Monday, July 27, 2009

A guest blogging I will go (with my finished chair project)

I have a friend who is a BIG TIME crafter.  A while ago she put out a request for guest bloggers and I was selected as one of the bloggers.  Check out her website christynelson.net , she's awesome!

A month or so ago I found a chair
 for sale.  It was a beautiful wooden number with a rattan seat.  The seat needed reworking (which I had never done) but the chair itself was sturdy and had such beautiful lines, I couldn’t pass it up.

I knew I had to repair the seat, but wasn’t sure how.  After walking through my favorite fabric store ever, The Cosmic Cow
, and drooling on a new fabric I was considering eloping with, the idea came to me.  I’d incorporate the print into the seat.

Here’s what you need:

• 100 feet cotton clothesline cording (must be cotton)
• 2 yards of fabric (pre-cut jelly rolls purchased from quilting stores will work if you’re not interested in taking the time to cut the strips)
• matching cotton thread
• sewing maching
• ironing board & iron
• chair

After cutting the fabric into 2 ½ inch strips, iron them as if they were bias tape.  Folding the cut strip in half the long way and ironing.  Open the strip, fold each half in half again and iron. (you will have four equal sections after final ironing) This will hide the long side raw edges.

Next, you will wrap each ironed strip around the clothesline cord like a burrito.  I found it easiest to position the cording in the center of the strip, folding the right half over first, followed by the left.  Make sure to fold the beginning of each strip over to hide the short side raw edges and sew down the center of the wrapped cording using a straight stitch.  

For my chair, I used the entire 100 foot strand of cording.

Below are pictures of the ‘naked’ chair and the different stages of weaving. 


Here is the chair sans webbing.  It received a good scrubbing then I stained the dowels in case any of them showed through after installing the new seat.


Prior to securing cording to the chair, I found the half-way point on the cording and marked it.  I wanted to make sure I had enough for both sides of the chair.

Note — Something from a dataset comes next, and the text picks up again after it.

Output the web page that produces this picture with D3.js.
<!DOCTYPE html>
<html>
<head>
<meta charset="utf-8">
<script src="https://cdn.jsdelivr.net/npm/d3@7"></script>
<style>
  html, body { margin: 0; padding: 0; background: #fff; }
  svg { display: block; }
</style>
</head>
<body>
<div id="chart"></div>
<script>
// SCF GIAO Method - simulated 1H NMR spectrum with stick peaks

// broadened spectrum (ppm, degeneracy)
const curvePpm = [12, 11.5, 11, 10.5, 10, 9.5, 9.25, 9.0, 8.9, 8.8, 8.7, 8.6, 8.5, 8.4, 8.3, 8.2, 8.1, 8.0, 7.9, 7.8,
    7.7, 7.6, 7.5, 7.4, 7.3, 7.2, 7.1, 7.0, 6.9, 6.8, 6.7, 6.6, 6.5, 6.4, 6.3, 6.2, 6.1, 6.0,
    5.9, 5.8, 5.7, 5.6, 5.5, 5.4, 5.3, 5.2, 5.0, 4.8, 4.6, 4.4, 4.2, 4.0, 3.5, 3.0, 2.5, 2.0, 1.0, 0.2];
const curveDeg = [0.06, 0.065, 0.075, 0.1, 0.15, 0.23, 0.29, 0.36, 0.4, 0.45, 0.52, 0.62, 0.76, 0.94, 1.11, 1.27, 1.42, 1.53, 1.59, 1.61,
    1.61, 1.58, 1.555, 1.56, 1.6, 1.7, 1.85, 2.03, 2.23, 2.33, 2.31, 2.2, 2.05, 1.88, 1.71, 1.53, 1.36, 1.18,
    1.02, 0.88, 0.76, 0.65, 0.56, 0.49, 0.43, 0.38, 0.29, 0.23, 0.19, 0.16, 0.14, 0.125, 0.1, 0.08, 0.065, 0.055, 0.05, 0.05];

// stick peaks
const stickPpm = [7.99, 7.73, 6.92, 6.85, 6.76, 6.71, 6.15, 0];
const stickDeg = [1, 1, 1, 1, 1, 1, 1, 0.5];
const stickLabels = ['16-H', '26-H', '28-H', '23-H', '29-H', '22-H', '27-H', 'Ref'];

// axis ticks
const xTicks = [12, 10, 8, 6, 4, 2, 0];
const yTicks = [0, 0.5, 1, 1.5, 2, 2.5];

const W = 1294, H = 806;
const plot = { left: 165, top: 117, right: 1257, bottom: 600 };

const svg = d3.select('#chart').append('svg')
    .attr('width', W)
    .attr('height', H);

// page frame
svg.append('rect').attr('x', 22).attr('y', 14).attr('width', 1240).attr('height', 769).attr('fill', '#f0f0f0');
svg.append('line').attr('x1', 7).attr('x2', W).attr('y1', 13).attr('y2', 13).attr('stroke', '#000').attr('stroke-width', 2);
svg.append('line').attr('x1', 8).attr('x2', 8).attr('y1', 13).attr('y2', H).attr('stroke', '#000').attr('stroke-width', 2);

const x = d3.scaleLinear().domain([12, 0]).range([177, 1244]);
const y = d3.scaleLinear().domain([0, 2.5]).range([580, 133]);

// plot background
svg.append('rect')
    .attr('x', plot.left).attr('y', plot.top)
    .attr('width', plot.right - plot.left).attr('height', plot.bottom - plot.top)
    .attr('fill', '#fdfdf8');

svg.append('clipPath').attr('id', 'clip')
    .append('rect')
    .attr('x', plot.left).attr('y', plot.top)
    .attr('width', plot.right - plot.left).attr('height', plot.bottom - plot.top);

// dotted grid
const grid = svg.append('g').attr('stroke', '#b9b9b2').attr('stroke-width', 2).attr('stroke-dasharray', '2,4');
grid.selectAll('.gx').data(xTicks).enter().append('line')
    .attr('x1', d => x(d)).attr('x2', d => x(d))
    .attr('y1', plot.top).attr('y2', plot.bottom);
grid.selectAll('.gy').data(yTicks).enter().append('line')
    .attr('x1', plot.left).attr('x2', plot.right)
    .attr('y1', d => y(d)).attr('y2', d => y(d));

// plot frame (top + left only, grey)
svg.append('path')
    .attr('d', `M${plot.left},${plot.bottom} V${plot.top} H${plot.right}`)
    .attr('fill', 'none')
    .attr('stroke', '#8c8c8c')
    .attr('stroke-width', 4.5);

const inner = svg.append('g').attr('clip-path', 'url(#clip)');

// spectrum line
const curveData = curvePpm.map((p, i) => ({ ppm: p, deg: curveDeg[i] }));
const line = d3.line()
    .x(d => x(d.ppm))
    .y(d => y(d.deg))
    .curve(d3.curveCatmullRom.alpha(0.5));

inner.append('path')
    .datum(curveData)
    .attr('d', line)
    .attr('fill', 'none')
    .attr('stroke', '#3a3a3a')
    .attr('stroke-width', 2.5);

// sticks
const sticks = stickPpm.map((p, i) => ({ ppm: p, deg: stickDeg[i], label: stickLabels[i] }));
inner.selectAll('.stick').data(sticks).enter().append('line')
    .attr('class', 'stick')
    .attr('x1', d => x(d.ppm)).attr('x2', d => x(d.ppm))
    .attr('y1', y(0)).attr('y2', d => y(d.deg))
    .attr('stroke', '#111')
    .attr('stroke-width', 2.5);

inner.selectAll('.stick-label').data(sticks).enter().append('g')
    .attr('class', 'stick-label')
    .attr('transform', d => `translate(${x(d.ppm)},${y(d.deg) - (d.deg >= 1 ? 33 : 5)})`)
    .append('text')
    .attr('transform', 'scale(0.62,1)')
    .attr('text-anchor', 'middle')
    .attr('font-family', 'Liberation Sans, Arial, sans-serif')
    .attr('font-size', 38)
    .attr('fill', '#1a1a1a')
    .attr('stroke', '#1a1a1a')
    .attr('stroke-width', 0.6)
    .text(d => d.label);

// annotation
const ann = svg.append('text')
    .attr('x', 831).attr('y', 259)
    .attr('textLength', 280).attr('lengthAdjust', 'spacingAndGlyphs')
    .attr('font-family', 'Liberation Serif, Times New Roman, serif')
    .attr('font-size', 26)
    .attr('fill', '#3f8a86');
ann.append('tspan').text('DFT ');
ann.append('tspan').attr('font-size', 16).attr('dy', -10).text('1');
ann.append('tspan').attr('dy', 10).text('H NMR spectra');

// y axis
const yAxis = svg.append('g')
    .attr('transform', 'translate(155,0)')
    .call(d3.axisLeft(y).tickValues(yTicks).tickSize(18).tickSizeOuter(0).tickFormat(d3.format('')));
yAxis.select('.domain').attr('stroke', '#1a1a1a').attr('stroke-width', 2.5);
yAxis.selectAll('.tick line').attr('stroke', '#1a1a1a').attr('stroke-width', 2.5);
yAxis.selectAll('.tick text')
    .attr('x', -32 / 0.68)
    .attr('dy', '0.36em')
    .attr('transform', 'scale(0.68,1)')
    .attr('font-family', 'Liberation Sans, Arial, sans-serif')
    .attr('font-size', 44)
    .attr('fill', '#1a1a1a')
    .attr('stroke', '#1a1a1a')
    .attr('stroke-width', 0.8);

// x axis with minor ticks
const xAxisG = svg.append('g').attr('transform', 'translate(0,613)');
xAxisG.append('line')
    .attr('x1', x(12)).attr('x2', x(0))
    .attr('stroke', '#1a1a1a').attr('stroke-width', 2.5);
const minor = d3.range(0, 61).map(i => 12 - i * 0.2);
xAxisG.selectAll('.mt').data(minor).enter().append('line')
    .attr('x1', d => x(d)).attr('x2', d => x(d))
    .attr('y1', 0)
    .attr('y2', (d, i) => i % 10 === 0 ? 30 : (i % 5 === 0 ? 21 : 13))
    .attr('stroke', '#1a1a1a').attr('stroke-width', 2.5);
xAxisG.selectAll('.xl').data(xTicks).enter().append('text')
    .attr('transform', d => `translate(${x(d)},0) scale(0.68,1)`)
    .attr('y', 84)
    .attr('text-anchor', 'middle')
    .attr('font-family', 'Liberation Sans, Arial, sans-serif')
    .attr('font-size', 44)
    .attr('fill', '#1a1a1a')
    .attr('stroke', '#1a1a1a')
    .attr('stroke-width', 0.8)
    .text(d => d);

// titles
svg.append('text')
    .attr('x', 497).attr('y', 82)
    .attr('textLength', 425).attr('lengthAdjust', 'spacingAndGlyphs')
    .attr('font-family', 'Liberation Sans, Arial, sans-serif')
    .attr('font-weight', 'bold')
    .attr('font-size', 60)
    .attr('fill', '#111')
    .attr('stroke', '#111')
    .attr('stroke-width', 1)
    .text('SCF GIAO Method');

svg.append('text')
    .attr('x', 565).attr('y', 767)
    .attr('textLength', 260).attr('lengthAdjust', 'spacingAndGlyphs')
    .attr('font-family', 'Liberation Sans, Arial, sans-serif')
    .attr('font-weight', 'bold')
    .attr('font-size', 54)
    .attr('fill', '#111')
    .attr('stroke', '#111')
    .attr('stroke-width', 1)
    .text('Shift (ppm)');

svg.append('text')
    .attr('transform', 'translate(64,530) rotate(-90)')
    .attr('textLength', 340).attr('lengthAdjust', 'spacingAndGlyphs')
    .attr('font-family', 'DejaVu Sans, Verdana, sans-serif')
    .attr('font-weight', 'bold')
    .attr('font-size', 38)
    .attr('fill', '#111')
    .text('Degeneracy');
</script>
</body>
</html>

I stapled the cording to the bottom of the dowel using a staple gun.  

 
I wrapped the cording around the chair tightly.  You can see the rope I used to mark the ½ way point.  I decided that if I ran out of cording before finishing wrapping in one direction, I would space it out evenly.  Fortunately, that didn’t happen.

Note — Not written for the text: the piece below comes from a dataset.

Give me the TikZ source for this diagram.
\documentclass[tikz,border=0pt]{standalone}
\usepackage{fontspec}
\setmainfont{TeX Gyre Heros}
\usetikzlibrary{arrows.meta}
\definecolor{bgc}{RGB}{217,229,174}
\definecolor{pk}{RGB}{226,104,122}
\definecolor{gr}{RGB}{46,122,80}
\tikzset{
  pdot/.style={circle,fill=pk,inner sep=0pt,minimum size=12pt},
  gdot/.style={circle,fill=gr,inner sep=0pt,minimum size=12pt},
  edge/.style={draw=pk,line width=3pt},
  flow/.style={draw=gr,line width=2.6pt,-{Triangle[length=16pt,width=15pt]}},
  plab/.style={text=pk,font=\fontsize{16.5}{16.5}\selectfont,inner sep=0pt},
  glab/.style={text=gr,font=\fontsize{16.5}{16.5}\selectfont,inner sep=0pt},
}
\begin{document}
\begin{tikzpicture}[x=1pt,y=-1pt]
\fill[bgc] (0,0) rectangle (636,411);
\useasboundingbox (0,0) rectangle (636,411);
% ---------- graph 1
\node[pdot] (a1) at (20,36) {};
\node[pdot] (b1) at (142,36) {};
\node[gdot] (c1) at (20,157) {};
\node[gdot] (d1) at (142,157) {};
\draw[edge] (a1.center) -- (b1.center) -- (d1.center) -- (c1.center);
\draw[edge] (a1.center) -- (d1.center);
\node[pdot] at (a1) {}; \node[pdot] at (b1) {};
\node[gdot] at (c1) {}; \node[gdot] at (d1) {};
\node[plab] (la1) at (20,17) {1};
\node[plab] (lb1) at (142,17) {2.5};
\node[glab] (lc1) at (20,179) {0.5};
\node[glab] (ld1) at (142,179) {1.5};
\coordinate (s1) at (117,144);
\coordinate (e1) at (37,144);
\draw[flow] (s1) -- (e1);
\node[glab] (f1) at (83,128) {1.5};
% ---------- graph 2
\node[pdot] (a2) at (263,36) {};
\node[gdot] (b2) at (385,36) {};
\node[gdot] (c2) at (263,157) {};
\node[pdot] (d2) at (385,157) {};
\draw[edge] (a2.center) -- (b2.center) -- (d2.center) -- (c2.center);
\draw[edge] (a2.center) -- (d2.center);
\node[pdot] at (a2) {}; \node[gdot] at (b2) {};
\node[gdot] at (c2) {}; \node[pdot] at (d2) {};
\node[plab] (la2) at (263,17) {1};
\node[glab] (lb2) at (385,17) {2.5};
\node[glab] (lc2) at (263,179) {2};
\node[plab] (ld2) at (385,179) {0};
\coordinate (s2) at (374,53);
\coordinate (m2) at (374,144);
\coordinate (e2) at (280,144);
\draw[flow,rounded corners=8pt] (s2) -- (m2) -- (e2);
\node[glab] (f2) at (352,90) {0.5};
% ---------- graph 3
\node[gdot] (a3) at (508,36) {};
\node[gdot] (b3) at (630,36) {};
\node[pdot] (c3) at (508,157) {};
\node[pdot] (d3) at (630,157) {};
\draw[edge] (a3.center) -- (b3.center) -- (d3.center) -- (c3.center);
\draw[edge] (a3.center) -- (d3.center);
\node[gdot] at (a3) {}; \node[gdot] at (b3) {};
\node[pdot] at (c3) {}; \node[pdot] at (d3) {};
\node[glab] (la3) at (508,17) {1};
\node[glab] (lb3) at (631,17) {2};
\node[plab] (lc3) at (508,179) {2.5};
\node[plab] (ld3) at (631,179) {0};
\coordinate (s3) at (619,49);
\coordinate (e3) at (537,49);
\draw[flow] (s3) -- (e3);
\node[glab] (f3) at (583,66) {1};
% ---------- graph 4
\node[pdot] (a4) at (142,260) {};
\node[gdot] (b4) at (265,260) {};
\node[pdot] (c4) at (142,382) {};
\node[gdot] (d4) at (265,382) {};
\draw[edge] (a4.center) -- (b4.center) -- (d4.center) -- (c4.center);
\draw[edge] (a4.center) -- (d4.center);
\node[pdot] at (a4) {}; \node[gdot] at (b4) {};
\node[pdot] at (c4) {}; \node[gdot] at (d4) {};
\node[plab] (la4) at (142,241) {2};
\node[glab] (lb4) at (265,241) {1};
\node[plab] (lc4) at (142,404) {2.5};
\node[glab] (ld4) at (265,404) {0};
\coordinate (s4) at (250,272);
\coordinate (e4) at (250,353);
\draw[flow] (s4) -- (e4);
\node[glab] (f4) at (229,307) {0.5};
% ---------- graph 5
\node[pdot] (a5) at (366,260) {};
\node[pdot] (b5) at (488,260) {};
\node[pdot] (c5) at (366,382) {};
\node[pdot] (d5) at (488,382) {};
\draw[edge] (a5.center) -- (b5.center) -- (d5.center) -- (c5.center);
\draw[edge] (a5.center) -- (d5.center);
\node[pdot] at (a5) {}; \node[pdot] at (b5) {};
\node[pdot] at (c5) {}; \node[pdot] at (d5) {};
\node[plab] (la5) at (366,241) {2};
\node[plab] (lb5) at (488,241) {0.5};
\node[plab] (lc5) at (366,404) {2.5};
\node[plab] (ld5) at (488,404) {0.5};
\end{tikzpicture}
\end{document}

I stapled the cording to the chair and cut.  Using the same wrapping method, wrap the chair in the opposite direction but weave as you go.  I made sure to weave the upper and lower part of the seat.  Pull tightly as you go.  I figured the fibers would loosen the more the chair was used.

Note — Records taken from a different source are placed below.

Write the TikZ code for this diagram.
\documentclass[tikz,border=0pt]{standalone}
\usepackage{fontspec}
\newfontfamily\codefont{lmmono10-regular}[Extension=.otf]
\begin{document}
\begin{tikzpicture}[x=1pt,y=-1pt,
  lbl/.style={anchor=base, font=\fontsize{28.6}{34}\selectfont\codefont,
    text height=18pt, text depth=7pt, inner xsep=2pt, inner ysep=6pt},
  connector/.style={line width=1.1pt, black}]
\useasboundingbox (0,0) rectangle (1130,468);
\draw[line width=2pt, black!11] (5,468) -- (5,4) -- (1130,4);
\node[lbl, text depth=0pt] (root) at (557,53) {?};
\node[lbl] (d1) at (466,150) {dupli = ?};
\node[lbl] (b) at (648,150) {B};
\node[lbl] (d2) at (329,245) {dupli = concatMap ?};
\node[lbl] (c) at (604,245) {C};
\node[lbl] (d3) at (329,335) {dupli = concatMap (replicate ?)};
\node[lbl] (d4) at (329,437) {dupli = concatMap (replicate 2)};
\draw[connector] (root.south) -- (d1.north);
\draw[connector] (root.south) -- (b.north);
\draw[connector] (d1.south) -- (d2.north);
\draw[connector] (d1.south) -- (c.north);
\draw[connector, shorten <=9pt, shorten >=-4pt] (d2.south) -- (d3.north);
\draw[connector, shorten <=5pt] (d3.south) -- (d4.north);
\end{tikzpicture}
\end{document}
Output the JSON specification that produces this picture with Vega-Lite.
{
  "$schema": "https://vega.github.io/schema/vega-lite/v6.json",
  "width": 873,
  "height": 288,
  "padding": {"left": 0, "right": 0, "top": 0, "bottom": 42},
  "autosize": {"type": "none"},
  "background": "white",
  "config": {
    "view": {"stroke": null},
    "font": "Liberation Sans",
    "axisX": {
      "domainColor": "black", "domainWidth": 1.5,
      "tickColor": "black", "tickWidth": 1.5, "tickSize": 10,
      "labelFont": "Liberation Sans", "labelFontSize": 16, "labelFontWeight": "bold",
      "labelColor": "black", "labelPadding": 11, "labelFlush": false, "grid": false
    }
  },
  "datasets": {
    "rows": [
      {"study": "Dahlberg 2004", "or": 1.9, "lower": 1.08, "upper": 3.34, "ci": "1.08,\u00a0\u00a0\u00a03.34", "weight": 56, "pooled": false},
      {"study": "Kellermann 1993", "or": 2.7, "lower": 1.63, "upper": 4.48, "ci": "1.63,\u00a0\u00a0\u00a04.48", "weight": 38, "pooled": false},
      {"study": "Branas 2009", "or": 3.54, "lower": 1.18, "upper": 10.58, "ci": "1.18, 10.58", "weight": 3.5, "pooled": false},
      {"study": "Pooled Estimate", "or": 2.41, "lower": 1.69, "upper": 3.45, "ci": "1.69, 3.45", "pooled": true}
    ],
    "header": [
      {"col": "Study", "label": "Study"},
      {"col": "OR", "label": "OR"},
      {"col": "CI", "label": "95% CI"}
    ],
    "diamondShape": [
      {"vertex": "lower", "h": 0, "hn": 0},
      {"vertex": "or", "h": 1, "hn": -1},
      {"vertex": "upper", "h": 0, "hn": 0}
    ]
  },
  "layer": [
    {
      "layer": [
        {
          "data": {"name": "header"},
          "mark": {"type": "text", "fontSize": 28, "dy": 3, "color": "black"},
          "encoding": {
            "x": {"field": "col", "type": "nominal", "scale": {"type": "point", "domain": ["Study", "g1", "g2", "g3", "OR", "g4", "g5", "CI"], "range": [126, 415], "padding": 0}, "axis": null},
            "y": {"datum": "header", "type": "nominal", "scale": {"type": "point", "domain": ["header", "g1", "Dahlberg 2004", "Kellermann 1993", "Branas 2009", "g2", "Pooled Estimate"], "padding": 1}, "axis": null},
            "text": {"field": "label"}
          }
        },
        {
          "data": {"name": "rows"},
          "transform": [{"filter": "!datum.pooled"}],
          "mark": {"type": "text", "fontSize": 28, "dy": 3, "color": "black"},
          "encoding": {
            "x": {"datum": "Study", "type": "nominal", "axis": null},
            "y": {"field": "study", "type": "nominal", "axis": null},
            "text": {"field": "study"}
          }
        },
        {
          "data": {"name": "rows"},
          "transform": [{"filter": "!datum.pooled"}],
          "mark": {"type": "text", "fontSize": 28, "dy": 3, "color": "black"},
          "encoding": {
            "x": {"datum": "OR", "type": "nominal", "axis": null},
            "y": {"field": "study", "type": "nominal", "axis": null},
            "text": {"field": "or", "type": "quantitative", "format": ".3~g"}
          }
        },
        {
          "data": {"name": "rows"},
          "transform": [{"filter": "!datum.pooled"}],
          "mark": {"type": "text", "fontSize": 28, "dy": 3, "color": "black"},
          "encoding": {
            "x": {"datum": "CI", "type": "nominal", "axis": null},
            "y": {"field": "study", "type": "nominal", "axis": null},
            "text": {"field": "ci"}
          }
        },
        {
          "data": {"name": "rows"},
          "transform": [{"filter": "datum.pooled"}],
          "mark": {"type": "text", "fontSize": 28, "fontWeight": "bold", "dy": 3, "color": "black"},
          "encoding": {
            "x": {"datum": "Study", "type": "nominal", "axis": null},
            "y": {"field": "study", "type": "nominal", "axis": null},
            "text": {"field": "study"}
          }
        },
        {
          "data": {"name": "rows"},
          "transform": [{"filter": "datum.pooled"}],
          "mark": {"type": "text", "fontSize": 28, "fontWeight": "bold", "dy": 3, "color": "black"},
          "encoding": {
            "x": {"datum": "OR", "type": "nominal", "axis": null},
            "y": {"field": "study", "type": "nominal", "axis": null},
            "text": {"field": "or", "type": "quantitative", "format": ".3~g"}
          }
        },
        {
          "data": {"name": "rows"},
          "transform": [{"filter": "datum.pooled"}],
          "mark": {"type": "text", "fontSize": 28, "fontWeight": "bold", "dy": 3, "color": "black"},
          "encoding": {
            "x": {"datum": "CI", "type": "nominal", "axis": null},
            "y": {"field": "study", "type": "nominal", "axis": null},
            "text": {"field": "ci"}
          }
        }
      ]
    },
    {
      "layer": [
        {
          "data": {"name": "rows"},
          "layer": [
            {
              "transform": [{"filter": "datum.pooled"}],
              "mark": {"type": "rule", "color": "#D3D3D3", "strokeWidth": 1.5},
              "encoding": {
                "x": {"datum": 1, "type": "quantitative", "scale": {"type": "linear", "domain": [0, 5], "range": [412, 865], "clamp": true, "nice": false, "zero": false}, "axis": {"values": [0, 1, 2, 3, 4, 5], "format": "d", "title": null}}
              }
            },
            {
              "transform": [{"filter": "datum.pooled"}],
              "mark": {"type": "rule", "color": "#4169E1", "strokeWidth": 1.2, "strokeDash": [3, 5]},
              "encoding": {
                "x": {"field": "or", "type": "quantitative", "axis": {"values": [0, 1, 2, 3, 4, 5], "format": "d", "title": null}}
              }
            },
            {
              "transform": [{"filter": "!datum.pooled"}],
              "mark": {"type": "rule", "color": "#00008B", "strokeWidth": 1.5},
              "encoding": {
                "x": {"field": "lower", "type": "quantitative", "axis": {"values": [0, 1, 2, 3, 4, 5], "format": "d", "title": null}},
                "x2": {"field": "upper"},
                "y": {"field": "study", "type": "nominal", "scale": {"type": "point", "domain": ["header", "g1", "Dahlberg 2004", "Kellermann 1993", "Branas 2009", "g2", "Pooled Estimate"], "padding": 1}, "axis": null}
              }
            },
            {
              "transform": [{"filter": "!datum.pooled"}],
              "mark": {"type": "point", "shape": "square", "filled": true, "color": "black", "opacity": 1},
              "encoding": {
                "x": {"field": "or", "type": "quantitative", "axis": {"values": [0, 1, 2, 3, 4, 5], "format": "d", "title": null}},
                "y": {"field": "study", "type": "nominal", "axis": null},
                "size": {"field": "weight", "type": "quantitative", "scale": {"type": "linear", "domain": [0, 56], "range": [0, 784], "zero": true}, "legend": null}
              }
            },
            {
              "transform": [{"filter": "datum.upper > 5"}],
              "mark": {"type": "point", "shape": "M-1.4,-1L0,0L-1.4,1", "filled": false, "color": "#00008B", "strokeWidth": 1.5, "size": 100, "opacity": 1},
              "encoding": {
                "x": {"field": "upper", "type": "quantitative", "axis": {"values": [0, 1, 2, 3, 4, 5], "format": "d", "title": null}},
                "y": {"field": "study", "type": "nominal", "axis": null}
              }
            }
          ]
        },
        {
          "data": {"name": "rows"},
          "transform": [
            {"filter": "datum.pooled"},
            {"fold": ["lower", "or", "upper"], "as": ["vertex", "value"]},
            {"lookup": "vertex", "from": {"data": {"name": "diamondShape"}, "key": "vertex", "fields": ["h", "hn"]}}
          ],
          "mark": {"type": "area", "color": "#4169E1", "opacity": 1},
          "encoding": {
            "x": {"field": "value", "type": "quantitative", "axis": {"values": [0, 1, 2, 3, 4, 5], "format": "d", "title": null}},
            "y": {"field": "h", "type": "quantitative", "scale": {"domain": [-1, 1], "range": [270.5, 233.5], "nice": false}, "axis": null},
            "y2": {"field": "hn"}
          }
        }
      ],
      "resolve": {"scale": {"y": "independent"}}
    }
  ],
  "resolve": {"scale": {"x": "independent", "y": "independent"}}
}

This part is not for weak fingers.  My fingers began to get sore trying to squeeze as many weaves as I could into the seat.  I would up getting a knitting needle and using it to help me pull the cording.  The end of the needle (not the point) was great for hooking the cord when the space got too small for my fingers.


When I couldn’t weave another row, I spaced the cording out evenly in both directions.


This is my favorite craft project of the summer.  It was lots of fun to do.  If you have any questions, please feel free to contact me via my blog and I’ll do my best to answer them.  Have fun!

5 comments:

julie k said...

This turned out great! I might have to try it.

sb said...

Help - how long did this take? And what did you mean about weaving both sides of the chair? Maybe it's intuitive when you start?? Covering the cord seemed like the most labor intensive part, no? Thanks. Sandra

Lisa said...

sb-

The fourth picture shows what I meant about 'wrapping both sides' the best. That just means I had the weave pattern on the top part of the seat AND the underside. More structure and security that way.

I broke the job up into parts. One day I cut and ironed the fabric strips (it would go faster if you used pre-cut jelly roll strips, but, my favorite fabric wasn't offered that way).

Then next day I sewed the fabric around the cotton clothesline cord.

The final day I wrapped the chair.

I will admit, I was cleaning the chair the first day and re-cleaning the second (to catch what I missed). I didn't refinish the chair because I liked the aged/worn spots. It gave it more character.

Have fun. Send me a link if you make one! I'm always in the market for another frame like this. It was one of my all time favorite projects to make. Thanks for commenting!

sb said...

Thanks -- I've looked really carefully, and it looks like you wove the top then flipped the chair over and wove back on the underside, right? Sorry to be so dense about this. I saw a gorgeous rush pattern caned chair this summer (the four triangles) with cloth strips . . . and between your experience and the instructions for weaving with rush, I think I may have it. I don't think the rush pattern has this same issue of weaving top and bottom, and you insert cardboard at some point for stability. I hadn't thought about using clothes line.... perfect. Thanks again, if I get anywhere with this, I've got you bookmarked for pictures. Inspiration, and now time!

Lisa said...

sb-

You are right, I flipped the chair over and wove the underside as well for stability.